Idiolect is het taalgebruik van één individu, iemands persoonlijke en persoonlijk-getinte taalgebruik, dat deze onderscheidt van andere gebruikers van dezelfde taal. Het woord is afgeleid van het Griekse ιδιωτης (idiootès, dat verrassend genoeg ook individu kan betekenen) en -λεκτος (-lektos, manier van spreken).
Kerngrammatica
Bepaalde vormen van moderne grammatica hebben de ambitie alle regels van een taal te formuleren, ook die welke traditioneel bij de semantiek, de betekenisleer, onder te brengen waren. Daarbij wordt het taalgebruik wel ingedeeld in twee categorieën: de gemarkeerde categorie en de ongemarkeerde. Onder dit laatste wordt verstaan: dat wat neutraal is, aan de algemene regel beantwoordt en daarmee te verwachten, te voorspellen taalgebruik vormt. Dit wordt wel de "kerngrammatica" genoemd.
Perifere grammatica
Het gemarkeerde deel van het taalgebruik, het opvallende of afwijkende, is dan datgene wat regionaal bepaald is (regiolect of dialect), dan wel sociaal bepaald (sociolect) of persoonsgebonden (idiolect).
Idiolect
In de praktijk is het idiolect het samenstel van individuele spraakgewoonten, karakteristiek voor een bepaalde spreker. Hieronder valt ook te verstaan: het gebruik van bepaalde spraakgewoonten die weliswaar op zichzelf regelmatig, dus ongemarkeerd, zijn, maar die door de spreker op opvallende of veelvuldige wijze worden gebruikt. Hier kan dus van een frequentiecriterium sprake zijn. Te denken valt aan:
- het gebruik van bepaalde stopwoorden (ja toch?)

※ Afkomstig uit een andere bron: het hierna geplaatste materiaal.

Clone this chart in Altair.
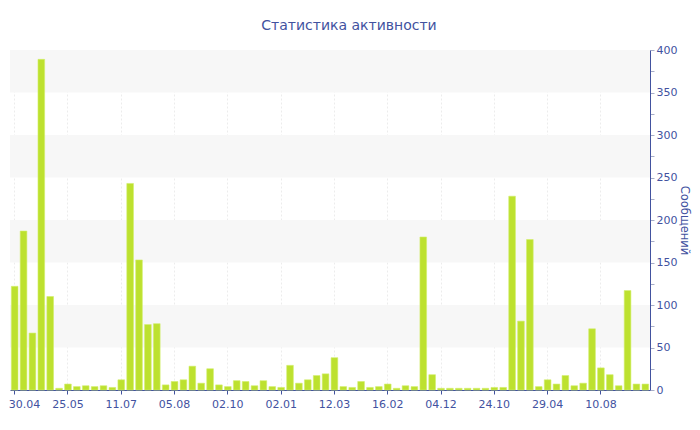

- het gebruik van bepaalde constructies, al dan niet substandaard (Ik heb hem gisteren heb ik hem nog gezien)
- het gebruik van bepaalde uitdrukkingen. (Als een spreker vaak de uitdrukking uit de aard der zaak gebruikt, betreft het waarschijnlijk een persoonlijke gewoonte)

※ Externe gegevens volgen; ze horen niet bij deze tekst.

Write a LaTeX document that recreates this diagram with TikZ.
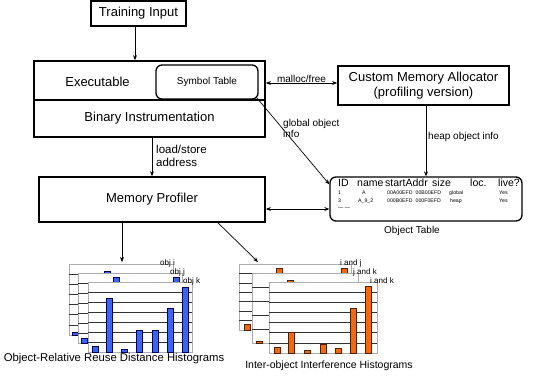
\documentclass[tikz,border=0pt]{standalone}
\usepackage{fontspec}
\setmainfont{Liberation Sans}
\usetikzlibrary{arrows.meta}
\newcommand{\fs}[1]{\fontsize{#1}{#1}\selectfont}
\newcommand{\histpanel}[7]{%
  \filldraw[panel] (#1,#2) rectangle ++(#3,#4);
  \foreach \i in {1,...,#5} \draw[gridln] ({#1},{#2+\i*#4/(#5+1)}) -- ++(#3,0);
  \foreach \bx/\bh in {#7} \filldraw[#6] ({#1+\bx-3},{#2+#4}) rectangle ++(6,-\bh);
}
\tikzset{
  bigbox/.style={draw, line width=1.7pt, fill=white, inner sep=0pt},
  rbox/.style={draw, line width=1.3pt, rounded corners=6pt, inner sep=0pt},
  conn/.style={-{Stealth[length=5pt,width=4pt]}, line width=0.7pt},
  dconn/.style={{Stealth[length=5pt,width=4pt]}-{Stealth[length=5pt,width=4pt]}, line width=0.7pt},
  txt/.style={inner sep=0pt, font=\fs{13}},
  lbl/.style={inner sep=0pt, font=\fs{10}},
  cell/.style={inner sep=0pt, anchor=base west, font=\fs{5.2}},
  head/.style={inner sep=0pt, anchor=base west, font=\fs{10.5}},
  panel/.style={fill=white, draw=gray!65, line width=0.9pt},
  gridln/.style={draw=black!80, line width=0.6pt},
  bluebar/.style={fill={rgb,255:red,51;green,102;blue,255}, draw={rgb,255:red,0;green,0;blue,90}, line width=0.6pt},
  orangebar/.style={fill={rgb,255:red,255;green,102;blue,0}, draw={rgb,255:red,80;green,30;blue,0}, line width=0.6pt},
  plbl/.style={inner sep=0pt, anchor=base west, font=\fs{8}},
}
\begin{document}
\begin{tikzpicture}[x=1pt,y=-1pt]
\useasboundingbox (0,0) rectangle (535,376);

% top blocks
\node[bigbox, minimum width=95pt, minimum height=25pt, font=\fs{13}] (ti) at (138.5,13.5) {Training Input};
\node[bigbox, minimum width=231pt, minimum height=39pt] (exe) at (149.5,80.5) {};
\node[bigbox, minimum width=231pt, minimum height=37pt, font=\fs{13}] (bin) at (149.5,118.5) {Binary Instrumentation};
\node[txt] (exetxt) at (97.5,81.5) {Executable};
\node[rbox, minimum width=102pt, minimum height=34pt, font=\fs{10}] (sym) at (207,82) {Symbol Table};
\node[bigbox, minimum width=171pt, minimum height=39pt, align=center, font=\fs{13}] (cma) at (423.5,85.5) {Custom Memory Allocator\\[1.5pt](profiling version)};
\node[bigbox, minimum width=226pt, minimum height=45pt, font=\fs{13}] (mp) at (152,199.5) {Memory Profiler};
\node[rbox, minimum width=192pt, minimum height=44pt] (ot) at (426,199) {};
\node[lbl] (otl) at (412,231) {Object Table};

% object table contents
\node[head] (h1) at (338,186) {ID};
\node[head] (h2) at (357,186) {name};
\node[head] (h3) at (385,186) {startAddr};
\node[head] (h4) at (432,186) {size};
\node[head] (h5) at (470,186) {loc.};
\node[head] (h6) at (498,186) {live?};
\node[cell] (r11) at (338,194) {1};
\node[cell] (r12) at (362,194) {A};
\node[cell] (r13) at (387,194) {00A00EFD};
\node[cell] (r14) at (415.5,194) {00B00EFD};
\node[cell] (r15) at (449,194) {global};
\node[cell] (r16) at (499,194) {Yes};
\node[cell] (r21) at (338,202) {3};
\node[cell] (r22) at (358,202) {A\_9\_2};
\node[cell] (r23) at (387,202) {000B0EFD};
\node[cell] (r24) at (415.5,202) {000F0EFD};
\node[cell] (r25) at (450,202) {heap};
\node[cell] (r26) at (499,202) {Yes};
\node[cell] (r31) at (338,209) {--- ---};

% connectors
\draw[conn] ([xshift=-3.5pt]ti.south) -- ([xshift=-3.5pt]ti.south |- exe.north);
\draw[dconn] ([yshift=-2.5pt]exe.east) -- ([yshift=-2.5pt]exe.east -| cma.west)
  node[midway, above, inner sep=0.3pt, font=\fs{10}] (mf) {malloc/free};
\draw[conn] ([xshift=2.5pt]cma.south) -- ([xshift=2.5pt]cma.south |- ot.north);
\node[lbl, anchor=west] (hoi) at (428,137) {heap object info};
\draw[conn] ([xshift=-2pt,yshift=2pt]sym.south east) -- ([yshift=-8pt]ot.north west);
\node[lbl, anchor=north west, align=left] (goi) at (283,119.5) {global object\\[1pt]info};
\draw[conn] (mp.north |- bin.south) -- (mp.north);
\node[inner sep=0pt, anchor=north west, align=left, font=\fs{11.5}] (lsa) at (156,145) {load/store\\[1.5pt]address};
\draw[dconn] ([yshift=-9.5pt]mp.east) -- ([yshift=-9.5pt]mp.east -| ot.west);

\coordinate (bh) at (122,262);
\coordinate (oh) at (258,262);
\draw[conn] ([xshift=-30pt]mp.south) -- (bh);
\draw[conn] ([xshift=66pt]mp.south) -- (oh);

% blue histograms
\histpanel{69}{264}{104}{71}{6}{bluebar}{6/3, 38/64}
\histpanel{78}{273}{104}{70}{6}{bluebar}{6/5, 38/66, 98/66}
\histpanel{88}{282}{104}{70}{6}{bluebar}{7/6, 21/54, 36/3, 51/22, 67/22, 82/44, 97/65}
\node[plbl] (oi) at (160,265) {obj i};
\node[plbl] (oj) at (170,274) {obj j};
\node[plbl] (ok) at (183,283) {obj k};
\node[inner sep=0pt, font=\fs{11.3}] (cap1) at (114,359) {Object-Relative Reuse Distance Histograms};

% orange histograms
\histpanel{239}{264}{112}{66}{6}{orangebar}{8/6, 40/62, 105/62}
\histpanel{252}{273}{106}{70}{4}{orangebar}{7/2, 38/63}
\histpanel{269}{282}{108}{71}{6}{orangebar}{8/6, 22/21, 38/3, 54/9, 69/5, 84/45, 99/67}
\node[plbl] (ij) at (340,265) {i and j};
\node[plbl] (jk) at (353,274) {j and k};
\node[plbl] (ik) at (370,283) {i and k};
\node[inner sep=0pt, font=\fs{10.5}] (cap2) at (329,366) {Inter-object Interference Histograms};
\end{tikzpicture}
\end{document}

- het gebruikte deel van de woordenschat (dus van alle woorden die een taal heeft)
Al deze persoonlijke kenmerken vormen tezamen het idiolect, waarbij echter onderscheid gemaakt moet worden met het sociolect van de spreker. Zo doen de stopwoorden weet je eerder denken aan straattaal, terwijl weet je wel de taal van de hippiecultuur suggereert. In beide gevallen gaat het dan om sociaal bepaald taalgebruik, en dus om het sociolect.